--- BEGIN COLLECTED DATA ---

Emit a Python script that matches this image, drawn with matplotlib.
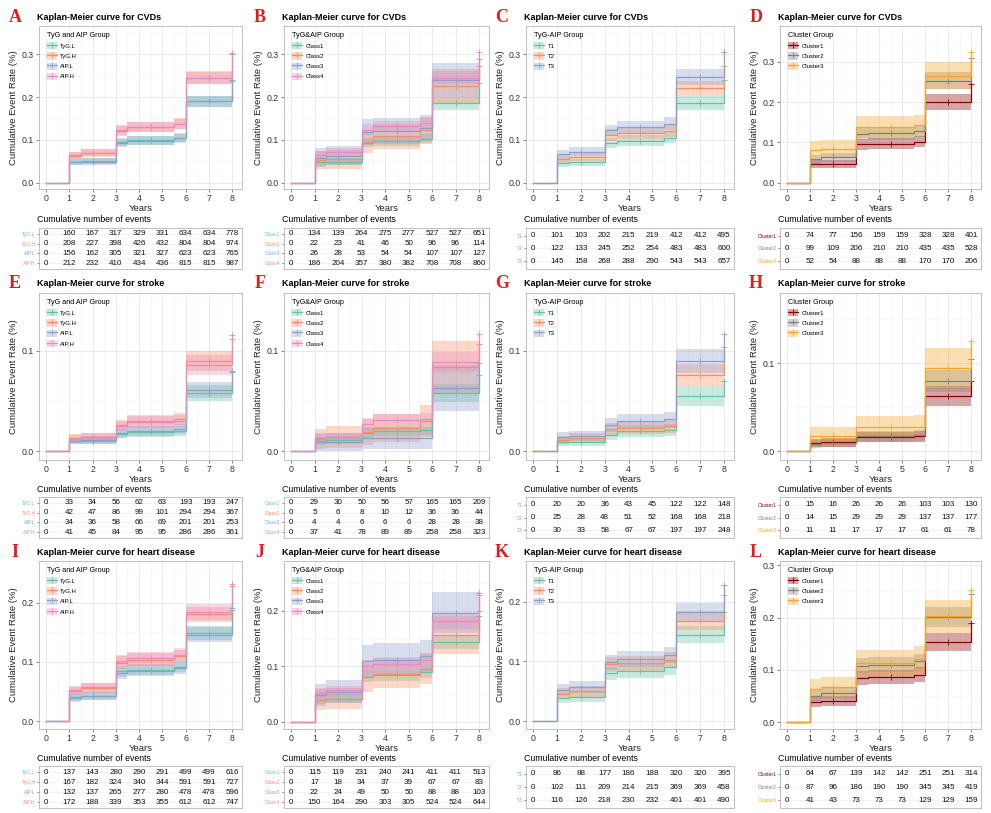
import numpy as np
import matplotlib
matplotlib.use("Agg")
import matplotlib.pyplot as plt
from matplotlib.patches import Patch
from matplotlib.lines import Line2D

plt.rcParams['font.family'] = ['Liberation Sans', 'DejaVu Sans']

# ---------------- data ----------------
years = [0, 1, 2, 3, 4, 5, 6, 7, 8]
step_times = [0, 1, 1.5, 3, 3.5, 5.5, 6, 8]
censor_times = [2, 4.5, 7]

g1_labels = ["TyG.L", "TyG.H", "AIP.L", "AIP.H"]
g2_labels = ["Class1", "Class2", "Class3", "Class4"]
g3_labels = ["T1", "T2", "T3"]
g4_labels = ["Cluster1", "Cluster2", "Cluster3"]

g1_title = "TyG and AIP Group"
g2_title = "TyG&AIP Group"
g3_title = "TyG-AIP Group"
g4_title = "Cluster Group"

# approximate group sizes (used for the confidence bands)
g1_n = [3340, 3280, 3280, 3330]
g2_n = [2850, 427, 446, 2890]
g3_n = [2200, 2200, 2200]
g4_n = [1640, 1720, 640]

set2 = ["#66C2A5", "#FC8D62", "#8DA0CB", "#E78AC3"]
cluster_cols = ["#8B0000", "#808080", "#F5A623"]

# cumulative event rate after each step at t = 1, 1.5, 3, 3.5, 5.5, 6, 8
cvd_g1_rate = [[0.048, 0.050, 0.095, 0.099, 0.104, 0.190, 0.240],
               [0.063, 0.069, 0.121, 0.130, 0.138, 0.245, 0.302],
               [0.048, 0.049, 0.093, 0.098, 0.105, 0.190, 0.238],
               [0.064, 0.070, 0.123, 0.130, 0.137, 0.245, 0.300]]
cvd_g2_rate = [[0.047, 0.049, 0.093, 0.097, 0.102, 0.185, 0.232],
               [0.052, 0.054, 0.096, 0.108, 0.123, 0.225, 0.272],
               [0.058, 0.063, 0.119, 0.121, 0.127, 0.240, 0.288],
               [0.064, 0.071, 0.124, 0.132, 0.139, 0.245, 0.305]]
cvd_g3_rate = [[0.046, 0.047, 0.092, 0.098, 0.105, 0.187, 0.240],
               [0.055, 0.060, 0.111, 0.115, 0.121, 0.220, 0.272],
               [0.066, 0.072, 0.122, 0.131, 0.138, 0.247, 0.305]]
cvd_g4_rate = [[0.045, 0.047, 0.095, 0.097, 0.102, 0.200, 0.245],
               [0.058, 0.063, 0.120, 0.122, 0.128, 0.253, 0.310],
               [0.081, 0.084, 0.138, 0.138, 0.142, 0.266, 0.325]]

stroke_g1_rate = [[0.010, 0.010, 0.017, 0.019, 0.020, 0.058, 0.079],
                  [0.013, 0.014, 0.026, 0.030, 0.032, 0.090, 0.116],
                  [0.010, 0.011, 0.018, 0.020, 0.022, 0.061, 0.080],
                  [0.012, 0.014, 0.025, 0.029, 0.030, 0.086, 0.112]]
stroke_g2_rate = [[0.010, 0.011, 0.018, 0.020, 0.021, 0.058, 0.076],
                  [0.012, 0.014, 0.019, 0.023, 0.030, 0.084, 0.107],
                  [0.009, 0.009, 0.013, 0.013, 0.013, 0.063, 0.088],
                  [0.013, 0.014, 0.027, 0.031, 0.032, 0.089, 0.117]]
stroke_g3_rate = [[0.009, 0.009, 0.016, 0.020, 0.021, 0.055, 0.070],
                  [0.011, 0.013, 0.022, 0.023, 0.025, 0.076, 0.104],
                  [0.014, 0.015, 0.026, 0.030, 0.032, 0.090, 0.117]]
stroke_g4_rate = [[0.009, 0.010, 0.016, 0.016, 0.017, 0.063, 0.080],
                  [0.008, 0.009, 0.017, 0.017, 0.018, 0.080, 0.105],
                  [0.017, 0.017, 0.027, 0.027, 0.028, 0.095, 0.125]]

heart_g1_rate = [[0.041, 0.043, 0.084, 0.087, 0.092, 0.149, 0.190],
                 [0.051, 0.056, 0.099, 0.104, 0.110, 0.180, 0.228],
                 [0.040, 0.042, 0.081, 0.085, 0.090, 0.146, 0.188],
                 [0.052, 0.057, 0.102, 0.106, 0.112, 0.184, 0.231]]
heart_g2_rate = [[0.040, 0.042, 0.081, 0.084, 0.089, 0.144, 0.190],
                 [0.040, 0.042, 0.080, 0.087, 0.096, 0.157, 0.200],
                 [0.049, 0.054, 0.110, 0.112, 0.118, 0.197, 0.232],
                 [0.052, 0.057, 0.100, 0.105, 0.111, 0.181, 0.228]]
heart_g3_rate = [[0.039, 0.040, 0.080, 0.084, 0.090, 0.145, 0.182],
                 [0.046, 0.050, 0.095, 0.097, 0.103, 0.168, 0.211],
                 [0.053, 0.057, 0.099, 0.104, 0.111, 0.182, 0.228]]
heart_g4_rate = [[0.039, 0.041, 0.085, 0.087, 0.091, 0.153, 0.190],
                 [0.051, 0.056, 0.108, 0.110, 0.116, 0.201, 0.245],
                 [0.064, 0.067, 0.114, 0.114, 0.120, 0.202, 0.252]]

# cumulative number of events at years 0..8
cvd_g1_events = [[0, 160, 167, 317, 329, 331, 634, 634, 778],
                 [0, 208, 227, 398, 426, 432, 804, 804, 974],
                 [0, 156, 162, 305, 321, 327, 623, 623, 765],
                 [0, 212, 232, 410, 434, 436, 815, 815, 987]]
cvd_g2_events = [[0, 134, 139, 264, 275, 277, 527, 527, 651],
                 [0, 22, 23, 41, 46, 50, 96, 96, 114],
                 [0, 26, 28, 53, 54, 54, 107, 107, 127],
                 [0, 186, 204, 357, 380, 382, 708, 708, 860]]
cvd_g3_events = [[0, 101, 103, 202, 215, 219, 412, 412, 495],
                 [0, 122, 133, 245, 252, 254, 483, 483, 600],
                 [0, 145, 158, 268, 288, 290, 543, 543, 657]]
cvd_g4_events = [[0, 74, 77, 156, 159, 159, 328, 328, 401],
                 [0, 99, 109, 206, 210, 210, 435, 435, 528],
                 [0, 52, 54, 88, 88, 88, 170, 170, 206]]

stroke_g1_events = [[0, 33, 34, 56, 62, 63, 193, 193, 247],
                    [0, 42, 47, 86, 99, 101, 294, 294, 367],
                    [0, 34, 36, 58, 66, 69, 201, 201, 253],
                    [0, 41, 45, 84, 95, 95, 286, 286, 361]]
stroke_g2_events = [[0, 29, 30, 50, 56, 57, 165, 165, 209],
                    [0, 5, 6, 8, 10, 12, 36, 36, 44],
                    [0, 4, 4, 6, 6, 6, 28, 28, 38],
                    [0, 37, 41, 78, 89, 89, 258, 258, 323]]
stroke_g3_events = [[0, 20, 20, 36, 43, 45, 122, 122, 148],
                    [0, 25, 28, 48, 51, 52, 168, 168, 218],
                    [0, 30, 33, 58, 67, 67, 197, 197, 248]]
stroke_g4_events = [[0, 15, 16, 26, 26, 26, 103, 103, 130],
                    [0, 14, 15, 29, 29, 29, 137, 137, 177],
                    [0, 11, 11, 17, 17, 17, 61, 61, 78]]

heart_g1_events = [[0, 137, 143, 280, 290, 291, 499, 499, 616],
                   [0, 167, 182, 324, 340, 344, 591, 591, 727],
                   [0, 132, 137, 265, 277, 280, 478, 478, 596],
                   [0, 172, 188, 339, 353, 355, 612, 612, 747]]
heart_g2_events = [[0, 115, 119, 231, 240, 241, 411, 411, 513],
                   [0, 17, 18, 34, 37, 39, 67, 67, 83],
                   [0, 22, 24, 49, 50, 50, 88, 88, 103],
                   [0, 150, 164, 290, 303, 305, 524, 524, 644]]
heart_g3_events = [[0, 86, 88, 177, 186, 188, 320, 320, 395],
                   [0, 102, 111, 209, 214, 215, 369, 369, 458],
                   [0, 116, 126, 218, 230, 232, 401, 401, 490]]
heart_g4_events = [[0, 64, 67, 139, 142, 142, 251, 251, 314],
                   [0, 87, 96, 186, 190, 190, 345, 345, 419],
                   [0, 41, 43, 73, 73, 73, 129, 129, 159]]

groupings = [
    (g1_labels, g1_title, g1_n, set2),
    (g2_labels, g2_title, g2_n, set2),
    (g3_labels, g3_title, g3_n, set2[:3]),
    (g4_labels, g4_title, g4_n, cluster_cols),
]
outcomes = [
    ("CVDs", [cvd_g1_rate, cvd_g2_rate, cvd_g3_rate, cvd_g4_rate],
     [cvd_g1_events, cvd_g2_events, cvd_g3_events, cvd_g4_events]),
    ("stroke", [stroke_g1_rate, stroke_g2_rate, stroke_g3_rate, stroke_g4_rate],
     [stroke_g1_events, stroke_g2_events, stroke_g3_events, stroke_g4_events]),
    ("heart disease", [heart_g1_rate, heart_g2_rate, heart_g3_rate, heart_g4_rate],
     [heart_g1_events, heart_g2_events, heart_g3_events, heart_g4_events]),
]
letters = ["ABCD", "EFGH", "IJKL"]

# ---------------- layout (pixels) ----------------
W, H = 991, 813
cols_px = [(39, 242), (284, 489), (526, 734), (780, 981)]
plot_rows_px = [(26, 189), (293, 460), (561, 729)]
table_rows_px = [(228, 269), (497, 538), (766, 808)]
ylims = [[(-0.015, 0.366)] * 3 + [(-0.016, 0.389)],
         [(-0.009, 0.158)] * 3 + [(-0.010, 0.180)],
         [(-0.013, 0.270), (-0.013, 0.290), (-0.013, 0.268), (-0.013, 0.308)]]
xlim = (-0.3, 8.42)

fig = plt.figure(figsize=(W / 100, H / 100), dpi=100)


def add_ax(x0, x1, y0, y1):
    return fig.add_axes([x0 / W, 1 - y1 / H, (x1 - x0) / W, (y1 - y0) / H])


def style_frame(ax):
    for sp in ax.spines.values():
        sp.set_color("#B5B5B5")
        sp.set_linewidth(0.6)
    ax.tick_params(length=2, width=0.5, color="#555555", labelsize=6.3,
                   labelcolor="#333333", pad=1.5)


for r, (outcome, rate_sets, event_sets) in enumerate(outcomes):
    for c, (labels, ltitle, sizes, colors) in enumerate(groupings):
        x0, x1 = cols_px[c]
        py0, py1 = plot_rows_px[r]
        ty0, ty1 = table_rows_px[r]
        rates = rate_sets[c]
        events = event_sets[c]

        # ---- KM plot ----
        ax = add_ax(x0, x1, py0, py1)
        ax.set_xlim(*xlim)
        ax.set_ylim(*ylims[r][c])
        ax.set_xticks(years)
        ax.set_xticks(np.arange(0.5, 8, 1), minor=True)
        top = ylims[r][c][1]
        ax.set_yticks(np.arange(0, top, 0.1))
        ax.set_yticks(np.arange(0.05, top, 0.1), minor=True)
        ax.yaxis.set_major_formatter(matplotlib.ticker.FormatStrFormatter("%.1f"))
        ax.grid(which="major", color="#E6E6E6", lw=0.6)
        ax.grid(which="minor", color="#F3F3F3", lw=0.4)
        ax.tick_params(which="minor", length=0)
        ax.set_axisbelow(True)
        style_frame(ax)

        handles = []
        for g, lab in enumerate(labels):
            col = colors[g]
            y = np.array([0.0] + rates[g])
            band_y = y.copy()
            band_y[-1] = y[-2]
            half = 1.96 * np.sqrt(band_y * (1 - band_y) / sizes[g])
            ax.fill_between(step_times, np.clip(band_y - half, 0, None), band_y + half,
                            step="post", color=col, alpha=0.35, lw=0)
            ax.step(step_times, y, where="post", color=col, lw=0.9)
            cy = [y[np.searchsorted(step_times, t, side="right") - 1] for t in censor_times]
            ax.plot(censor_times + [8], cy + [y[-1]], ls="none", marker="+",
                    color=col, ms=4, mew=0.6)
            handles.append((Patch(facecolor=col, alpha=0.35, edgecolor="none"),
                            Line2D([], [], color=col, lw=0.9, marker="+", ms=4, mew=0.6)))
        leg = ax.legend(handles, labels, title=ltitle, loc="upper left",
                        bbox_to_anchor=(0.02, 0.985), frameon=False, fontsize=4.3,
                        title_fontsize=5.2, handlelength=1.7, handleheight=1.5,
                        labelspacing=0.5, borderaxespad=0.2, handletextpad=0.6)
        leg._legend_box.align = "left"

        ax.set_xlabel("Years", fontsize=6.8, labelpad=0.5, color="#222222")
        ax.set_ylabel("Cumulative Event Rate (%)", fontsize=6.8, labelpad=3,
                      color="#222222")

        # title and panel letter
        fig.text((x0 - 2) / W, 1 - (py0 - 9) / H, f"Kaplan-Meier curve for {outcome}",
                 fontsize=6.5, fontweight="bold", ha="left", va="center")
        fig.text((x0 - 24) / W, 1 - (py0 - 9) / H, letters[r][c],
                 family="Liberation Serif", fontweight="bold", fontsize=13,
                 color="#E41A1C", ha="center", va="center")

        # ---- risk table ----
        n = len(labels)
        at = add_ax(x0, x1, ty0, ty1)
        at.set_xlim(*xlim)
        at.set_ylim(n + 0.6, 0.4)
        at.set_xticks(years)
        at.set_xticklabels([])
        at.set_yticks(range(1, n + 1))
        at.set_yticklabels(labels)
        at.grid(color="#EDEDED", lw=0.5)
        at.set_axisbelow(True)
        style_frame(at)
        at.tick_params(axis="y", labelsize=3.6, length=1.5, pad=1)
        at.tick_params(axis="x", length=0)
        for tl, col in zip(at.get_yticklabels(), colors):
            tl.set_color(col)
        for g in range(n):
            for xi, v in zip(years, events[g]):
                at.text(xi, g + 1, str(v), ha="center", va="center", fontsize=5.8,
                        color="#111111")
        fig.text((x0 - 2) / W, 1 - (ty0 - 8) / H, "Cumulative number of events",
                 fontsize=6.3, ha="left", va="center")

fig.savefig("out.png", dpi=100, facecolor="white")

--- END COLLECTED DATA ---

■ EXERCISE DETAILS
Work out how many lines of the listing above include the word "matplotlib". Report only the number.

■ ANSWER TO THIS EXERCISE
7